普門寺旧境内遺跡
ふもんじ きゅうけいだいいせき (Old Precincts Ruins of Fumon-ji Temple)
【T-AC051】探訪日:2018/3/26
愛知県豊橋市雲谷町ナベ山下
【MAP】
〔駐車場所〕
727(神亀4)年、行基によって開山されたと伝わる。現在の普門寺の寺観が整えられたのは戦国時代から江戸時代前期であるが、当初は後方の山々全体が寺域であった。
1534(天文3)年成立の『普門寺縁起』には、行基がこの山で寺院草創の志を抱き修行をしていたところ、観音が姿を現して「山の形にちなんで山号は『船形山』、観音様にちなんで寺号は『普門寺』と名付けよ」とお告げがあったと記されている。行基はその観音の姿を自ら彫り、お告げの内容を聖武天皇に報告をしたところ、堂塔建立を命じられて普門寺が開創されることになった。普門寺は天智天皇彫刻の五大明王を本尊とする「東谷」、観世音菩薩を本尊とする「西谷」からなり、聖武天皇は尊勝峯(神石山)と雨応峯(雨応山)から見渡せる範囲を寺領とした、という。

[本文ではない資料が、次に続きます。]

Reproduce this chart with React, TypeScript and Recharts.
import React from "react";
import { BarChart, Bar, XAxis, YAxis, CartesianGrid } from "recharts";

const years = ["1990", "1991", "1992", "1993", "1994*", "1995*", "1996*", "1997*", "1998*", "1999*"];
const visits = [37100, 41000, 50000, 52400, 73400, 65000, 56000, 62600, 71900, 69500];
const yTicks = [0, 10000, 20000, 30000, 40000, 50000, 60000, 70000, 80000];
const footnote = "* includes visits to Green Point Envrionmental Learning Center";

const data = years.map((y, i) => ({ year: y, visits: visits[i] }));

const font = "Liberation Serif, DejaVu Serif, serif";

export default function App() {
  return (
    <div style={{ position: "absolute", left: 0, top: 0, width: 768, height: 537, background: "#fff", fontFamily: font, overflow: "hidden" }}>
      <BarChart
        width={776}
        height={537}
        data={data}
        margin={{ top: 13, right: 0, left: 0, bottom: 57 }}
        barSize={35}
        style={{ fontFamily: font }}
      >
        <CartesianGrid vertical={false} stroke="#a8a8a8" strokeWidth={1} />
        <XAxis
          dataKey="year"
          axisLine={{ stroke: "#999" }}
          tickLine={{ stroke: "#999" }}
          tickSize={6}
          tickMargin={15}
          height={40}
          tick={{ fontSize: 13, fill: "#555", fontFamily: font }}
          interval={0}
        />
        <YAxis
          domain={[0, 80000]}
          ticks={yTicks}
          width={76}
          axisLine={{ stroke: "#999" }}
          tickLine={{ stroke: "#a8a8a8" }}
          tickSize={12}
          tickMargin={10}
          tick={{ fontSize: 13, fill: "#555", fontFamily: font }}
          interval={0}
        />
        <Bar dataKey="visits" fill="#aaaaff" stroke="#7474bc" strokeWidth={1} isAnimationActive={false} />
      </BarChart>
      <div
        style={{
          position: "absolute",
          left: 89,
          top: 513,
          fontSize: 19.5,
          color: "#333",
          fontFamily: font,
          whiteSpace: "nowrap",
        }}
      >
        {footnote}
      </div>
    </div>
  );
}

古代の普門寺は3000余りの坊舎を抱えて繁栄した。1156(久寿3)年には僧・勝意によって経塚が造営され、1160(平治2)年には高松院(二条天皇の后)より下賜された梵鐘が奉納された。嘉応年中(1169年~71年)に比叡山に攻められ焼失したが、養和年間(1181~82年)に源頼朝の叔父の化積上人によって中興された。鎌倉時代には山麓の雲谷,岩崎を中心に、一部は遠江に及ぶ広大な寺領を有いた。源頼朝が平家追討の祈祷をして、頼朝と等身大の不動明王像を造ったともいわれる。
船形山山腹には200ヶ所以上の人工の平坦地があり、特に、元々堂址,元堂址はともに平安時代後期に大がかりな整備が行われ、現在も本堂跡の基壇が残されている。それぞれかつての普門寺を構成した船形寺(西谷:本尊聖観音菩薩)と梧桐岡院(東谷:本尊五大明王)に相当すると考えられている。元々堂址の本堂跡からは10世紀半ばの遺物が出土しており、本尊聖観音菩薩像が11世紀、菩薩形立像が10,11世紀の彫刻であることも判明しており、普門寺の成立が古代に遡ることは確実視されている。
1533(天文2)年には兵火のため全山がことごとく焼失したが、江戸時代前期にかけて復興が進められ、17世紀後半には仁王門,本堂など大規模な造営も行われて、今日につながる基本的な寺観が整えられた。